This soup is packed with sweet roasted tomatoes and smoky roasted red bell peppers. It’s thick and comforting. It’s great on its own or delicious served with gluten free croutons, bread, or a grilled cheese sandwich.

Author: Emily Koch
Recipe type: Soup, Appetizer, Entree, Side
Cuisine: Gluten Free, Vegan, Vegetarian
Serves: 4


  • 6 cups tomatoes (I used a combo of cherry and vine-ripened, but any
    kind will do)
  • 1 white onion, sliced
  • 2 tablespoons olive oil
  • 6 to 7 garlic cloves, peeled
  • 2 large red bell peppers
  • Red pepper flakes to taste (optional)
  • Salt to taste
  • 2 teaspoons red wine vinegar
  • 2 teaspoons olive oil


Preheat your oven to 400 degrees.


  • If using larger tomatoes, cut them into fourths.
  • Place the tomatoes and onion on a large rimmed baking sheet (or divide into two smaller baking sheets if too close together). Toss with the olive oil and the salt and spread out evenly.
  • Place the garlic cloves on a large piece of tin foil and drizzle with a little oil.
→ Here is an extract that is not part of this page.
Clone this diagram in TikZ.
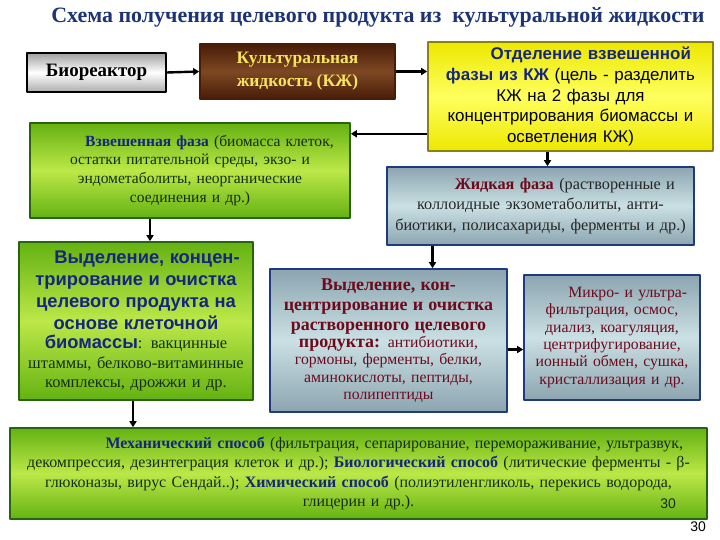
\documentclass[tikz,border=0pt]{standalone}
\usepackage{fontspec}
\setmainfont{Liberation Serif}
\setsansfont{Liberation Sans}
\usetikzlibrary{arrows.meta}
\definecolor{Tblue}{RGB}{28,52,118}
\definecolor{Bblue}{RGB}{22,38,128}
\definecolor{Gtext}{RGB}{22,45,20}
\definecolor{Mred}{RGB}{110,10,28}
\definecolor{Gline}{RGB}{40,100,15}
\definecolor{Gdark}{RGB}{100,178,18}
\definecolor{Glight}{RGB}{188,232,72}
\definecolor{Sline}{RGB}{30,58,128}
\definecolor{Sdark}{RGB}{140,165,176}
\definecolor{Slight}{RGB}{202,224,228}
\definecolor{Yline}{RGB}{140,128,20}
\definecolor{Ydark}{RGB}{236,232,0}
\definecolor{Ylight}{RGB}{255,255,95}
\definecolor{Kdark}{RGB}{72,28,8}
\definecolor{Klight}{RGB}{125,72,36}
\definecolor{Ktext}{RGB}{245,228,95}

\begin{document}
\begin{tikzpicture}[x=1bp,y=-1bp,line join=round,
  box/.style={draw,line width=1.6bp,inner sep=0pt,align=center},
  greenbox/.style={box,draw=Gline,top color=Gdark,bottom color=Gdark,middle color=Glight,text=Gtext},
  slatebox/.style={box,draw=Sline,top color=Sdark,bottom color=Sdark,middle color=Slight,text=Mred},
  flow/.style={line width=2.4bp,-{Triangle[length=6bp,width=7bp]}}]
\path[use as bounding box] (0,0) rectangle (720,540);
\fill[white] (0,0) rectangle (720,540);
\node[font=\bfseries\fontsize{22}{24}\selectfont,text=Tblue] (title) at (378,17) {Схема получения целевого продукта из\ \ культуральной жидкости};
\node[box,draw=black,line width=2bp,top color=gray!75,bottom color=gray!65,middle color=white,minimum width=139bp,minimum height=39bp,font=\bfseries\fontsize{19}{21}\selectfont] (bioreactor) at (96.5,72.5) {Биореактор};
\node[box,draw=Kdark,top color=Kdark,bottom color=Kdark,middle color=Klight,minimum width=195bp,minimum height=55bp,text=Ktext,font=\bfseries\fontsize{17.5}{23}\selectfont] (broth) at (297.5,71.5) {Культуральная\\жидкость (КЖ)};
\node[box,draw=Yline,top color=Ydark,bottom color=Ydark,middle color=Ylight,minimum width=285bp,minimum height=109bp,text width=279bp,font=\sffamily\fontsize{17}{20.8}\selectfont] (separation) at (570.5,96.5) {\hspace*{2.4em}\textcolor{Bblue}{\bfseries Отделение взвешенной}\\\textcolor{Bblue}{\bfseries фазы из КЖ} (цель - разделить\\КЖ на 2 фазы для\\концентрирования биомассы и\\осветления КЖ)};
\node[greenbox,minimum width=320bp,minimum height=95bp,text width=316bp,font=\fontsize{15.6}{19}\selectfont] (solid) at (190,170.5) {\hspace*{2.5em}\textcolor{Bblue}{\bfseries Взвешенная фаза} (биомасса клеток,\\остатки питательной среды, экзо- и\\эндометаболиты, неорганические\\соединения и др.)};
\node[slatebox,minimum width=307bp,minimum height=78bp,text width=303bp,font=\fontsize{16.3}{20.5}\selectfont] (liquid) at (540.5,206) {\hspace*{3em}\textbf{Жидкая фаза} \textcolor{black!85}{(растворенные и}\\\textcolor{black!85}{коллоидные экзометаболиты, анти-}\\\textcolor{black!85}{биотики, полисахариды, ферменты и др.)}};
\node[greenbox,minimum width=234bp,minimum height=158bp,text width=232bp,font=\fontsize{16.5}{19.5}\selectfont] (biomass) at (136,321) {{\sffamily\bfseries\fontsize{18.4}{22}\selectfont\color{Bblue}\hspace*{1.2em}Выделение, концен-\\трирование и очистка\\целевого продукта на\\основе клеточной\\биомассы}: вакцинные\\штаммы, белково-витаминные\\комплексы, дрожжи и др.};
\node[slatebox,minimum width=237bp,minimum height=143bp,text width=233bp,font=\fontsize{15.8}{17.2}\selectfont] (dissolved) at (388.5,340.5) {{\bfseries\fontsize{18}{20.2}\selectfont Выделение, кон-\\центрирование и очистка\\растворенного целевого\\продукта:} антибиотики,\\гормоны, ферменты, белки,\\аминокислоты, пептиды,\\полипептиды};
\node[slatebox,minimum width=176bp,minimum height=125bp,text width=172bp,font=\fontsize{15.8}{17.4}\selectfont] (methods) at (612,337.5) {\hspace*{2em}Микро- и ультра-\\фильтрация, осмос,\\диализ, коагуляция,\\центрифугирование,\\ионный обмен, сушка,\\кристаллизация и др.};
\node[greenbox,minimum width=697bp,minimum height=91bp,text width=693bp,font=\fontsize{16}{19.6}\selectfont] (disruption) at (358.5,473.5) {\hspace*{4.5em}\textcolor{Bblue}{\bfseries Механический способ} (фильтрация, сепарирование, перемораживание, ультразвук,\\декомпрессия, дезинтеграция клеток и др.); \textcolor{Bblue}{\bfseries Биологический способ} (литические ферменты - β-\\глюконазы, вирус Сендай..); \textcolor{Bblue}{\bfseries Химический способ} (полиэтиленгликоль, перекись водорода,\\глицерин и др.).};
\node[font=\sffamily\fontsize{14}{16}\selectfont,text=Gtext] (innerno) at (668,504) {30};
\node[font=\sffamily\fontsize{14}{16}\selectfont] (pageno) at (698,527) {30};
\draw[flow] (bioreactor.east) -- (broth.west);
\draw[flow] (broth.east) -- (broth.east -| separation.west);
\draw[flow] ([yshift=18bp]separation.south west) -- ([yshift=18bp]separation.south west -| solid.east);
\draw[flow] ([xshift=-23bp]separation.south) -- ([xshift=-23bp]separation.south |- liquid.north);
\draw[flow] ([xshift=14bp]biomass.north |- solid.south) -- ([xshift=14bp]biomass.north);
\draw[flow] ([xshift=44bp]dissolved.north |- liquid.south) -- ([xshift=44bp]dissolved.north);
\draw[flow] ([yshift=-9bp]dissolved.east) -- ([yshift=-9bp]dissolved.east -| methods.west);
\draw[flow] ([xshift=-3bp]biomass.south) -- ([xshift=-3bp]biomass.south |- disruption.north);
\end{tikzpicture}
\end{document}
Wrap the garlic up tightly so that the cloves are all laying flat. Place the garlic on the baking sheet.
  • Roast everything for 20 to 22 minutes, flipping halfway through. Everything should be tender and the tomatoes will have released their juices.


  • While the tomatoes are roasting start roasting the peppers.
  • Gas Stove method: Turn two gas burners on high. Place a red pepper on each gas burner and allow the skin to char, about 2 to 3 minutes per side. Use tongs to rotate the pepper so each side is really black and blistered (see picture). You may see the skin catch on fire every once in awhile.That’s okay, it usually goes out quickly. Don’t walk away from the peppers. 
  • Broiler Method: Turn on your broiler. If you don ‘t have a broiler that is separate from your oven then you will need to wait until the tomatoes are done roasting. Place the peppers on a rimmed baking sheet and place them as close to the broiler as you can. Broil for 3 to 5 minutes per side, or until all the sides are well charred.
  • Once the peppers are charred place them in a large mixing bowl. Cover tightly with plastic wrap. Allow the
    steam to help loosen the skin, about 5 minutes.
  • Use a paper towel to peel off most of the blackened skin from the red pepper. Make sure to leave behind some char as it adds that smoky flavor. I actually like to leave a lot of the char on the pepper.
  • Cut the bell pepper, removing the core and seeds.


  • Allow the roasted tomatoes to cool slightly. Add all ingredients to your blender, including the red wine vinegar, red pepper flakes, and olive oil, working in batches so that the blender is only halfway full at a time. Blend until smooth.
  • Taste and adjust seasoning as needed: more salt to bring out the flavor, or a little red wine vinegar for more tang, or red pepper flakes for a little more heat.

If the soup has cooled too much you may need to reheat it before serving.